Local News
Family ties to university help form partership
ADA — Their families have had ties to East Central University and known each other for decades, but Phyllis Kunze and John Hargrave never met until Hargrave became ECU’s president last July.
Kunze, who was CEO of the East Central Credit Union at the time, brought him one of the first “tigers” in his growing collection that represents ECU’s mascot. By the time Kunze was named executive director of the ECU Foundation Inc. on Sept. 1, they already had discovered many family connections.
“President Hargrave is very supportive, energetic and ECU oriented,” Kunze said. “He is one of the easiest persons I’ve ever gotten acquainted with.”

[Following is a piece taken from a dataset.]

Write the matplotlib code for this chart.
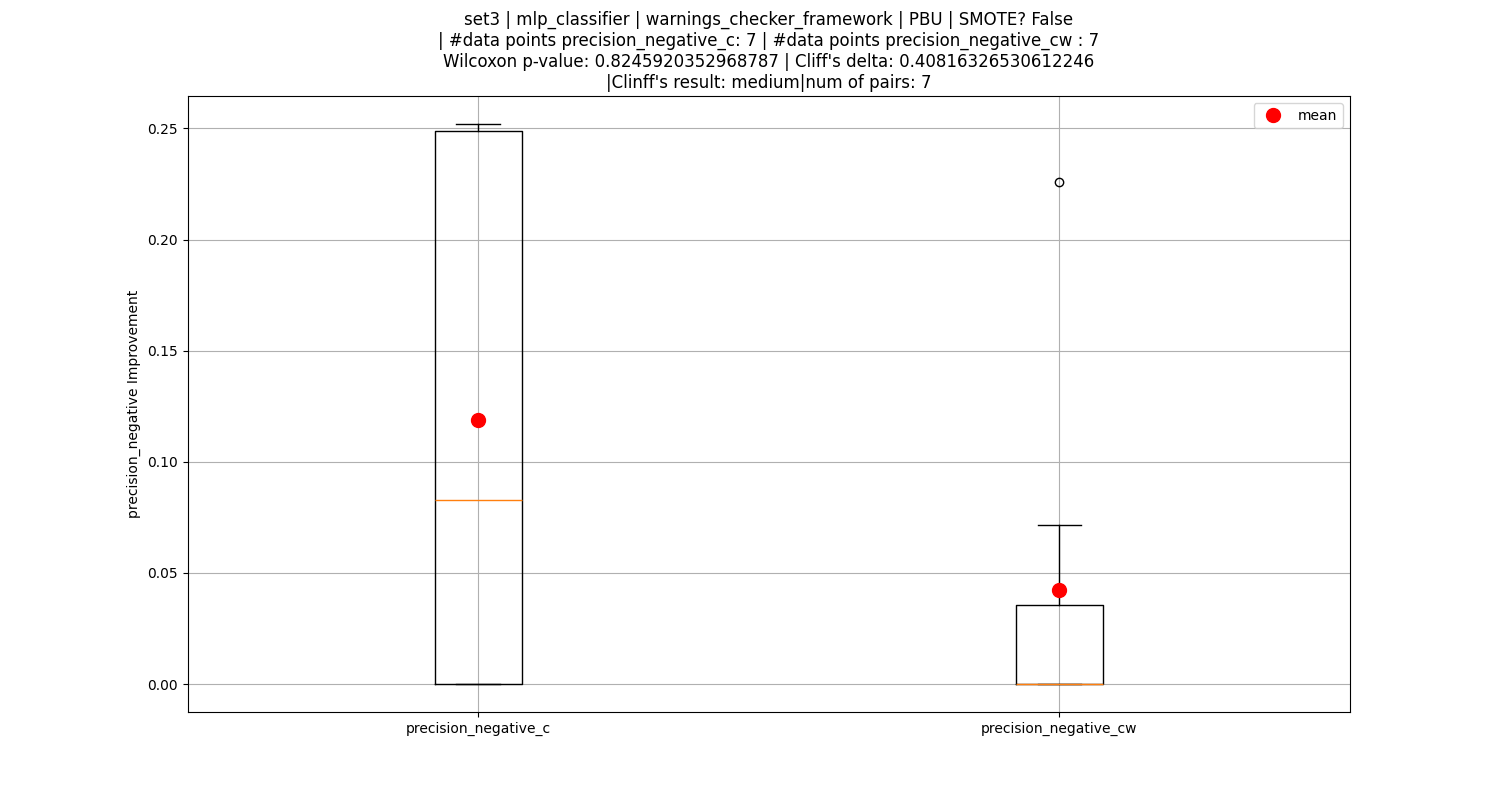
import matplotlib
matplotlib.use("Agg")
import matplotlib.pyplot as plt
import numpy as np

labels = ["precision_negative_c", "precision_negative_cw"]
values_c = [0.0, 0.0, 0.0, 0.083, 0.247, 0.251, 0.252]
values_cw = [0.0, 0.0, 0.0, 0.0, 0.0, 0.0715, 0.226]

title = ("set3 | mlp_classifier | warnings_checker_framework | PBU | SMOTE? False\n"
         "| #data points precision_negative_c: 7 | #data points precision_negative_cw : 7\n"
         "Wilcoxon p-value: 0.8245920352968787 | Cliff's delta: 0.40816326530612246\n"
         "|Clinff's result: medium|num of pairs: 7")

fig = plt.figure(figsize=(15, 8), dpi=100)
ax = fig.add_subplot(111)
data = [values_c, values_cw]
ax.boxplot(data, widths=0.15)
ax.set_xticks([1, 2])
ax.set_xticklabels(labels)
means = [np.mean(d) for d in data]
ax.plot([1, 2], means, "o", color="red", markersize=10, linestyle="none", label="mean")
ax.set_ylabel("precision_negative Improvement")
ax.set_title(title, fontsize=12)
ax.grid(True)
ax.legend(loc="upper right")
plt.savefig("out.png")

Both feel they have established a solid partnership for strengthening the foundation and growing its assets to provide more scholarships to students and help meet other needs of the university.
“I think our families’ connections and love for East Central University over the last 70 years give both of us an added incentive to work together to increase the number of endowments and gifts to the foundation,” Kunze said.

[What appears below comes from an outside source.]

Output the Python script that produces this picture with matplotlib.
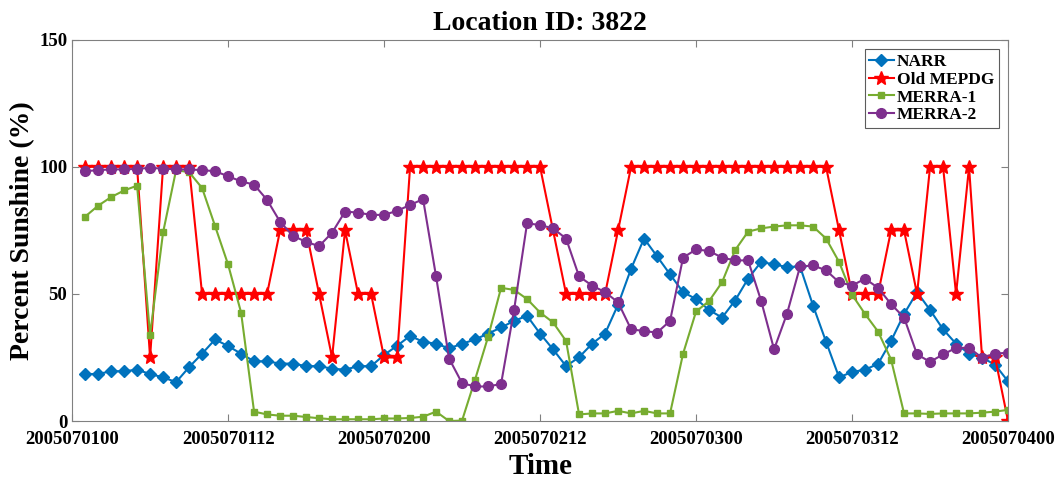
import matplotlib.pyplot as plt
import numpy as np

plt.rcParams['font.family'] = ['Liberation Serif', 'DejaVu Serif']
plt.rcParams['font.weight'] = 'bold'

hours = np.arange(1, 73)
tick_hours = [0, 12, 24, 36, 48, 60, 72]
tick_labels = ['2005070100', '2005070112', '2005070200', '2005070212',
               '2005070300', '2005070312', '2005070400']

narr = [18.5, 18.5, 19.6, 19.6, 20.2, 18.5, 17.2, 15.3, 21.2, 26.5,
        32.1, 29.5, 26.5, 23.5, 23.5, 22.6, 22.6, 21.6, 21.6, 20.6,
        20.2, 21.6, 21.6, 26.0, 29.6, 33.5, 31.2, 30.4, 28.6, 30.4,
        32.1, 34.4, 36.8, 39.4, 41.4, 34.4, 28.2, 21.6, 25.1, 30.4,
        34.4, 45.8, 59.9, 71.8, 64.8, 57.7, 50.7, 48.0, 43.7, 40.7,
        47.4, 56.0, 62.6, 61.6, 60.6, 60.8, 45.4, 31.2, 17.2, 19.3,
        20.2, 22.5, 31.5, 42.1, 50.7, 43.7, 36.1, 30.4, 26.5, 24.9,
        22.2, 15.6]

old_mepdg = [100, 100, 100, 100, 100, 25, 100, 100, 100, 50,
             50, 50, 50, 50, 50, 75, 75, 75, 50, 25,
             75, 50, 50, 25, 25, 100, 100, 100, 100, 100,
             100, 100, 100, 100, 100, 100, 75, 50, 50, 50,
             50, 75, 100, 100, 100, 100, 100, 100, 100, 100,
             100, 100, 100, 100, 100, 100, 100, 100, 75, 50,
             50, 50, 75, 75, 50, 100, 100, 50, 100, 25,
             25, 0]

merra1 = [80.4, 84.7, 88.1, 90.7, 92.6, 33.9, 74.2, 98.7, 97.9, 91.7,
          76.7, 61.6, 42.7, 3.7, 2.6, 2.1, 2.1, 1.6, 1.1, 0.7,
          0.7, 0.7, 0.7, 1.0, 1.0, 1.2, 1.7, 3.7, 0.0, 0.2,
          16.3, 33.1, 52.4, 51.6, 48.0, 42.7, 38.8, 31.5, 2.6, 3.0,
          3.0, 4.0, 3.0, 4.0, 3.0, 3.0, 26.5, 43.1, 47.2, 54.6,
          67.2, 74.5, 75.8, 76.5, 77.0, 77.0, 76.5, 71.8, 62.6, 49.7,
          42.1, 35.2, 24.2, 3.0, 3.0, 2.8, 3.0, 3.0, 3.0, 3.3,
          3.7, 4.4]

merra2 = [98.3, 98.7, 99.0, 99.0, 99.2, 99.6, 99.3, 99.0, 99.0, 98.7,
          98.3, 96.3, 94.3, 93.0, 87.0, 78.4, 72.8, 70.5, 68.8, 74.1,
          82.4, 82.0, 81.1, 81.1, 82.7, 85.0, 87.3, 56.9, 24.6, 14.9,
          13.6, 13.6, 14.6, 43.7, 77.8, 77.1, 75.8, 71.8, 56.9, 53.3,
          50.7, 46.7, 36.1, 35.4, 34.8, 39.4, 64.3, 67.5, 66.9, 64.3,
          63.2, 63.2, 47.4, 28.2, 42.3, 60.8, 61.2, 59.3, 54.6, 53.3,
          56.0, 52.4, 46.0, 40.7, 26.2, 23.3, 26.2, 28.8, 28.8, 24.9,
          26.5, 26.9]

fig = plt.figure(figsize=(10.6, 4.79), dpi=100)
ax = fig.add_axes([0.068, 0.121, 0.883, 0.796])

ax.plot(hours, narr, color='#0072BD', marker='D', markersize=6, lw=1.5, label='NARR')
ax.plot(hours, old_mepdg, color='#FF0000', marker='*', markersize=10, lw=1.5, label='Old MEPDG')
ax.plot(hours, merra1, color='#77AC30', marker='s', markersize=5, lw=1.5, label='MERRA-1')
ax.plot(hours, merra2, color='#7E2F8E', marker='o', markersize=7, lw=1.5, label='MERRA-2')

ax.set_xlim(0, 72)
ax.set_ylim(0, 150)
ax.set_xticks(tick_hours)
ax.set_xticklabels(tick_labels)
ax.set_yticks([0, 50, 100, 150])
ax.tick_params(direction='in', length=5, labelsize=13.5, colors='#808080',
               labelcolor='black', top=True, right=True, labeltop=False, labelright=False)
ax.tick_params(axis='x', pad=7)
for s in ax.spines.values():
    s.set_color('#808080')

ax.set_title('Location ID: 3822', fontsize=20, fontweight='bold', pad=7)
ax.set_xlabel('Time', fontsize=21, fontweight='bold', labelpad=4)
ax.set_ylabel('Percent Sunshine (%)', fontsize=20, fontweight='bold', labelpad=3)

leg = ax.legend(loc='upper right', bbox_to_anchor=(0.99, 0.975), fontsize=12.5,
                frameon=True, fancybox=False, handlelength=1.4, handletextpad=0.2,
                borderpad=0.25, labelspacing=0.1, borderaxespad=0)
leg.get_frame().set_edgecolor('#333333')
leg.get_frame().set_linewidth(0.8)

fig.savefig('out.png', dpi=100)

“We understand,” Hargrave added, “that a foundation scholarship often can be the difference whether a student is able to finish a college degree.
“And the Hallie Brown Ford Fine Arts Center is an excellent example of how even small donations to the foundation can be used to fund a variety of things. We could not have afforded to complete this facility without the foundation’s help,” he said.
Kunze’s father, the late Dr. James O. Danley, was chairman of the Mathematics Department when he died in 1980 and was ECU’s first dean of graduate studies and continuing education.
She also is the daughter of the late Wanita Danley-Plunk who taught in the English and Languages Department for more than a decade. She retired in 1994 and died in 2007.
Kunze, both her parents, her brother, Forrest Danley, and sister, the late Mari Lea Danley Davis, all graduated from ECU. In fact, Hargrave and Davis were ECU students at the same time and were involved in theatre productions together.
Hargrave later hired Forrest Danley as a legal intern in his law firm. Danley now is an attorney in Edmond.
Hargrave’s grandparents, Hubert and Daisy Hargrave, also attended ECU. His parents, Rudolph and Madeline Hargrave, met on the campus and his mother was a cheerleader. Hargrave and his sisters, Cindy Keefer and Jana Howard, not only graduated from ECU but also met their spouses at the university.
Hargrave’s mother and one of his aunts have master’s degrees from ECU and his son Jeff attended ECU for two years.
The original Linscheid Library where Hargrave once studied is now Danley Hall, named in Kunze’s father’s honor, and is where Hargrave works in the President’s Office.
Hargrave said he also has known several of the ECU Foundation’s board members over the years.
“I am so pleased that Phyllis was chosen by our foundation board. Her skills and competency are outstanding,” Hargrave said. “During my first foundation board meeting I noticed that Phyllis, as a board member, paid close attention to detail and asked several pointed questions.”
Kunze previously was one of the board’s 25 members. The foundation has approximately $20 million in assets and more than 500 members across the country who support the university. Interest income earned from endowments and donations to the foundation fund numerous scholarships for ECU students.
The foundation, which was organized in 1970, also raised funds to help complete the Pat O’Neal Strength and Conditioning Center, furnish the new Linscheid Library, construct the Frank Crabtree Sr. Honor Plaza, and restore the President’s Home and construct the Sterling L. Williams Foundation and Alumni Center.